Marginalized stacked denoising autoencoder (mSDA), has recently emerged with demonstrated effectiveness in domain adaptation. In this paper, we investigate the rationale for why mSDA benefits domain adaptation tasks from the perspective of adaptive regularization. Our investigations focus on two types of feature corruption noise: Gaussian noise (mSDA g ) and Bernoulli dropout noise (mSDA bd ). Both theoretical and empirical results demonstrate that mSDA bd successfully boosts the adaptation performance but mSDA g fails to do so. We then propose a new mSDA with data-dependent multinomial dropout noise (mSDA md ) that overcomes the limitations of mSDA bd and further improves the adaptation performance.
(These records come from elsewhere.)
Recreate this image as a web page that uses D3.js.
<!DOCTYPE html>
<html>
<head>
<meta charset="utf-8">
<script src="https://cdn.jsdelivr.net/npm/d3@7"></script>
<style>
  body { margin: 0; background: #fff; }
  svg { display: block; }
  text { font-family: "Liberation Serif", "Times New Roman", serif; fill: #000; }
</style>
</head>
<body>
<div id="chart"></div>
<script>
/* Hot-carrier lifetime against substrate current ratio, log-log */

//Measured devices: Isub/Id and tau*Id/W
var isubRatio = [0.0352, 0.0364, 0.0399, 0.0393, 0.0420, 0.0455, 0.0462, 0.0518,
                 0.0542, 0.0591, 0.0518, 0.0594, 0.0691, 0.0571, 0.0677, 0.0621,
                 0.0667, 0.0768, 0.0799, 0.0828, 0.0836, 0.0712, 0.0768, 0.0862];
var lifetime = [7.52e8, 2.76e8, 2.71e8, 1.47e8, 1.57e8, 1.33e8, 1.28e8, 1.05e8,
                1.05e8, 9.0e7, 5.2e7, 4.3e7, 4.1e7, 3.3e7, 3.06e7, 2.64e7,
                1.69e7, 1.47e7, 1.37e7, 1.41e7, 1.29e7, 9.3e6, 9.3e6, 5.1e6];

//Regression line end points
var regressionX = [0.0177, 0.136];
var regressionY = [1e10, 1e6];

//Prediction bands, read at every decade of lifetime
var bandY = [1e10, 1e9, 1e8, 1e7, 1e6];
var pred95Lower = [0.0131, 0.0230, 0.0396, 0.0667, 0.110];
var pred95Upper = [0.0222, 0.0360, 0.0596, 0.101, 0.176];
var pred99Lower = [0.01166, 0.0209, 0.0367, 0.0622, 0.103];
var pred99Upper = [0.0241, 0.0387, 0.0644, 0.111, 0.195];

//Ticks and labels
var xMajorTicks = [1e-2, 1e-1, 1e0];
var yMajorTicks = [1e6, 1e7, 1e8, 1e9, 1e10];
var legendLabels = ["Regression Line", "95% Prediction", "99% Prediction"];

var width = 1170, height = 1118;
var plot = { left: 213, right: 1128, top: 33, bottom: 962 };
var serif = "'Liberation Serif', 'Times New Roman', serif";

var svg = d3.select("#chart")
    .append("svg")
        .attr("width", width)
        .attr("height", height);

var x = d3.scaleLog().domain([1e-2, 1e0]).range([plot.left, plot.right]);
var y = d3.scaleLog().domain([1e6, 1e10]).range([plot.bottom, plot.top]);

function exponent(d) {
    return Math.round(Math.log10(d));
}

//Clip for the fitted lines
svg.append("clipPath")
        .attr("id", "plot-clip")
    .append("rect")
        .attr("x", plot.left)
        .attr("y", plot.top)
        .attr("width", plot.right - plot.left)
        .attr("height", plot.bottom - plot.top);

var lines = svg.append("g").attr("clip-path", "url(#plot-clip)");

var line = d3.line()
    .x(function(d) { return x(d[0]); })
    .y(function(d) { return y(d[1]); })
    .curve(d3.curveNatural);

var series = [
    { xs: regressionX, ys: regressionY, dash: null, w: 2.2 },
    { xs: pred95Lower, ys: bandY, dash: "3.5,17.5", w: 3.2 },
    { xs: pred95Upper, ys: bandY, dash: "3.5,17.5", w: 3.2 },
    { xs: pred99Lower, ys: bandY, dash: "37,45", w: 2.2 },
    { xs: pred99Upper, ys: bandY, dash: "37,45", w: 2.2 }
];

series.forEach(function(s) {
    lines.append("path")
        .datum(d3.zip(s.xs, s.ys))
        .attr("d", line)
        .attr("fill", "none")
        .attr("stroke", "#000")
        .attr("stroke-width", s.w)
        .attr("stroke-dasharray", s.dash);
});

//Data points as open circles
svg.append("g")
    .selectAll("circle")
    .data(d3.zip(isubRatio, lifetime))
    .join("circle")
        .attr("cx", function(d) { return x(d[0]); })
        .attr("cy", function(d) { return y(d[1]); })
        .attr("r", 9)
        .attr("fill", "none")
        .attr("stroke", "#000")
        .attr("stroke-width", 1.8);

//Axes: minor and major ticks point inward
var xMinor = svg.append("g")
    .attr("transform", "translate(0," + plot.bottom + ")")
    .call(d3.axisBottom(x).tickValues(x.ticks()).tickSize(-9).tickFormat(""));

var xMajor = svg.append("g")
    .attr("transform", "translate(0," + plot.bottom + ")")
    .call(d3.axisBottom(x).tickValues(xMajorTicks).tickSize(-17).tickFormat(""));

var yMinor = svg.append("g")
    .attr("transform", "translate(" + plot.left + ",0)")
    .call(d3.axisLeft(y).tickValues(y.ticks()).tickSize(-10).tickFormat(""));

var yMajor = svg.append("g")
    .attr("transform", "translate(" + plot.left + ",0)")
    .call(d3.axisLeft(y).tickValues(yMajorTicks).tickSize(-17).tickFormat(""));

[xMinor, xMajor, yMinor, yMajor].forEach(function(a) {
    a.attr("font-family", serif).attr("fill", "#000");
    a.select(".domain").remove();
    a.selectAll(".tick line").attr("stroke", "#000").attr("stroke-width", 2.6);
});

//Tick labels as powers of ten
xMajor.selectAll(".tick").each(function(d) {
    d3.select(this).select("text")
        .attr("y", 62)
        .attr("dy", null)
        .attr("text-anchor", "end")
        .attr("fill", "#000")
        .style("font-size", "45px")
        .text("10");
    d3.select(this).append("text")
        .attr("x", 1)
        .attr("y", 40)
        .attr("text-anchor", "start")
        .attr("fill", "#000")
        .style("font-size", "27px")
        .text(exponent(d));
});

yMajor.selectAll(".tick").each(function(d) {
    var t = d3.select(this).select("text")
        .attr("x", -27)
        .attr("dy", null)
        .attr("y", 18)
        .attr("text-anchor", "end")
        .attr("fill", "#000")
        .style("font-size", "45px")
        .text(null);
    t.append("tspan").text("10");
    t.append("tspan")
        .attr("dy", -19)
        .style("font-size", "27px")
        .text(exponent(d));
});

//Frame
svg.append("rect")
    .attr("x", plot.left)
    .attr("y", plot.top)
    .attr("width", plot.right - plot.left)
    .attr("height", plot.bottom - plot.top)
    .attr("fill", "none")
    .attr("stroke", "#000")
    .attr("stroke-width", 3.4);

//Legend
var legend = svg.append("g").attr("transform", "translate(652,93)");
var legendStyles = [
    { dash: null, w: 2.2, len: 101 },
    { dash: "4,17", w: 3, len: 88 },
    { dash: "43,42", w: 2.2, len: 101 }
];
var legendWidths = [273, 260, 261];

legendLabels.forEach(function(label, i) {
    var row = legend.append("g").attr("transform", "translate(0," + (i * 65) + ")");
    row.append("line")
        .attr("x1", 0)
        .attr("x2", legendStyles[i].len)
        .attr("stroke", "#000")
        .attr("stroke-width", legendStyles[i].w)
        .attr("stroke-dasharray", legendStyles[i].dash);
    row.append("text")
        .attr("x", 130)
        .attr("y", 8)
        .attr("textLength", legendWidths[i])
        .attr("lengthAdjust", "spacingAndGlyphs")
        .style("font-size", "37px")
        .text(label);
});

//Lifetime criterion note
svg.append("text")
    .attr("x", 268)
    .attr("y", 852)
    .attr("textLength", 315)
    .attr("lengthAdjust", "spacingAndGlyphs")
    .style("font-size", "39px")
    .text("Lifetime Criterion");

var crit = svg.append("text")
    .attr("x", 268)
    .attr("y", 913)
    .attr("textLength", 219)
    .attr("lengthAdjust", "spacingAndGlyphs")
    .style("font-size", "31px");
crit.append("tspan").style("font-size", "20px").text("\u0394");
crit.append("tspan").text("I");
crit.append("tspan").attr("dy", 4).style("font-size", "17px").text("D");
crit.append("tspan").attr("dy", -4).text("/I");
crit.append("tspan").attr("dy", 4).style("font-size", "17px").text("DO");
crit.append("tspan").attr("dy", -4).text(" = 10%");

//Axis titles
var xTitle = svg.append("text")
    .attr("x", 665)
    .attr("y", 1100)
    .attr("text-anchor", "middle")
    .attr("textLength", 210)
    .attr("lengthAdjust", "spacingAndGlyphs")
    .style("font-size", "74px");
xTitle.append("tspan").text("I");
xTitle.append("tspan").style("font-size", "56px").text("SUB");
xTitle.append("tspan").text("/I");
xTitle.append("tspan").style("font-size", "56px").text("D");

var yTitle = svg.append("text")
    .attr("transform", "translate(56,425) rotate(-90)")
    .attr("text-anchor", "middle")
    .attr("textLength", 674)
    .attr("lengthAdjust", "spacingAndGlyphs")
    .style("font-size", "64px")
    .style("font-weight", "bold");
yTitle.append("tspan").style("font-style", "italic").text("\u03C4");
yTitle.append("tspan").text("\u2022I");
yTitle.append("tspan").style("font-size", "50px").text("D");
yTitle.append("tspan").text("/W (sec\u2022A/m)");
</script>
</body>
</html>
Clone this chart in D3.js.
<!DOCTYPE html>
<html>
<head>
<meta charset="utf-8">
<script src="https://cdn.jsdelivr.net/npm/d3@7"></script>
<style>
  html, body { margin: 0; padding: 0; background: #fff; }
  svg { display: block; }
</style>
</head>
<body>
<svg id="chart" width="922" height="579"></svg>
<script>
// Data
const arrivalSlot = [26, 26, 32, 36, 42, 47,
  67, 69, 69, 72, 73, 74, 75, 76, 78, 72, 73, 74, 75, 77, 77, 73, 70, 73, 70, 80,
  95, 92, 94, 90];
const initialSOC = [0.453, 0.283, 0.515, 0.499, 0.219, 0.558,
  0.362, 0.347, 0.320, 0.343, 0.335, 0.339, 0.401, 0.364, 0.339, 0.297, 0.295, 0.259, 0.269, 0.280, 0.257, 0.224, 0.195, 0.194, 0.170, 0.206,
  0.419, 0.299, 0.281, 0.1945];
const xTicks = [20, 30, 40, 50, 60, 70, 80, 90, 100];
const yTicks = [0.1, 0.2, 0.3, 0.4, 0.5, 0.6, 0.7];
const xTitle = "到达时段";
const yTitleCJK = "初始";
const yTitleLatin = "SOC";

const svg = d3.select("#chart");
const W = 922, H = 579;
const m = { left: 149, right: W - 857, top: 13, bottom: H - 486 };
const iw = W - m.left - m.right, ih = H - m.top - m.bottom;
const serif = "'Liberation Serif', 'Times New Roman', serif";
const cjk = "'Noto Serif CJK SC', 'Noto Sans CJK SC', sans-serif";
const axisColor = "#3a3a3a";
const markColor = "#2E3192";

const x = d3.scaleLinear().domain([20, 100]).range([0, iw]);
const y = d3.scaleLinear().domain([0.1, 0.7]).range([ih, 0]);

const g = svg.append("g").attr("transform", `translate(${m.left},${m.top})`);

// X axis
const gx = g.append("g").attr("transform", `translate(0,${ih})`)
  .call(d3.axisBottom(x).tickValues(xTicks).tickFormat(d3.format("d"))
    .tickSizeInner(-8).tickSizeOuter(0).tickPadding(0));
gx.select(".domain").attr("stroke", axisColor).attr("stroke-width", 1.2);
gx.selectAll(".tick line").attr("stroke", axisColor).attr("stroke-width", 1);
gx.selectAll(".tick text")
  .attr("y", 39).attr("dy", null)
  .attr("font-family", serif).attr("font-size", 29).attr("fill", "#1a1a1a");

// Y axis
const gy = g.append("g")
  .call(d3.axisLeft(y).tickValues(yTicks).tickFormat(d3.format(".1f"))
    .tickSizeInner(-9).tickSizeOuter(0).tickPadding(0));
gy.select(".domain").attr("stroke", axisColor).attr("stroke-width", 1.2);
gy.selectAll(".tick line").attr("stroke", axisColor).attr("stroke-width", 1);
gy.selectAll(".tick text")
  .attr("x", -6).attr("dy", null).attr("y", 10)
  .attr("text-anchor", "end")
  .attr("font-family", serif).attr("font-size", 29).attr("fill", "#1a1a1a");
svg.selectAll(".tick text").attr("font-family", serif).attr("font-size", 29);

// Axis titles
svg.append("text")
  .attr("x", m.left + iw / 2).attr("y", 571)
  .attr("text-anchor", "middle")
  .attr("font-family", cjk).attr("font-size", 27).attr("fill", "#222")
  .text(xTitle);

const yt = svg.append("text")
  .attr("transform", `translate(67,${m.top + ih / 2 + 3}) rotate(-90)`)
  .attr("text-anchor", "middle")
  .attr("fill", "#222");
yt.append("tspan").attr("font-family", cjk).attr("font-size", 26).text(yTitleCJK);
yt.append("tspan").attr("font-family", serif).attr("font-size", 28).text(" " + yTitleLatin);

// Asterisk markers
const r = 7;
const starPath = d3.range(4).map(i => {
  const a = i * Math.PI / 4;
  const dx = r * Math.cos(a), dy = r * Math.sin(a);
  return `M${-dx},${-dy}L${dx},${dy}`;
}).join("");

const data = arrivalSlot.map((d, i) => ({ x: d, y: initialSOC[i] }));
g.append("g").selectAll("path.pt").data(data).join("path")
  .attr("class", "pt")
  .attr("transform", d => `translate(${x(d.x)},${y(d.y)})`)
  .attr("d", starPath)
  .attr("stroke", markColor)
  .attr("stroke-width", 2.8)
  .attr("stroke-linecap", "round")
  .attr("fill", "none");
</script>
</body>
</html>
Our mSDA md is based on a more realistic assumption: different features are correlated and, thus, should be corrupted with different probabilities. Experimental results demonstrate the superiority of mSDA md to mSDA bd on the adaptation performance and the convergence speed. Finally, we propose a deep transferable feature coding (DTFC) framework for unsupervised domain adaptation. The motivation of DTFC is that mSDA fails to consider the distribution discrepancy across different domains in the feature learning process. We introduce a new element to mSDA: domain divergence minimization by maximum mean discrepancy. This element is essential for domain adaptation as it ensures the extracted deep features to have a small distribution discrepancy. The effectiveness of DTFC is verified by extensive experiments on three benchmark data sets for both Bernoulli dropout noise and multinomial dropout noise.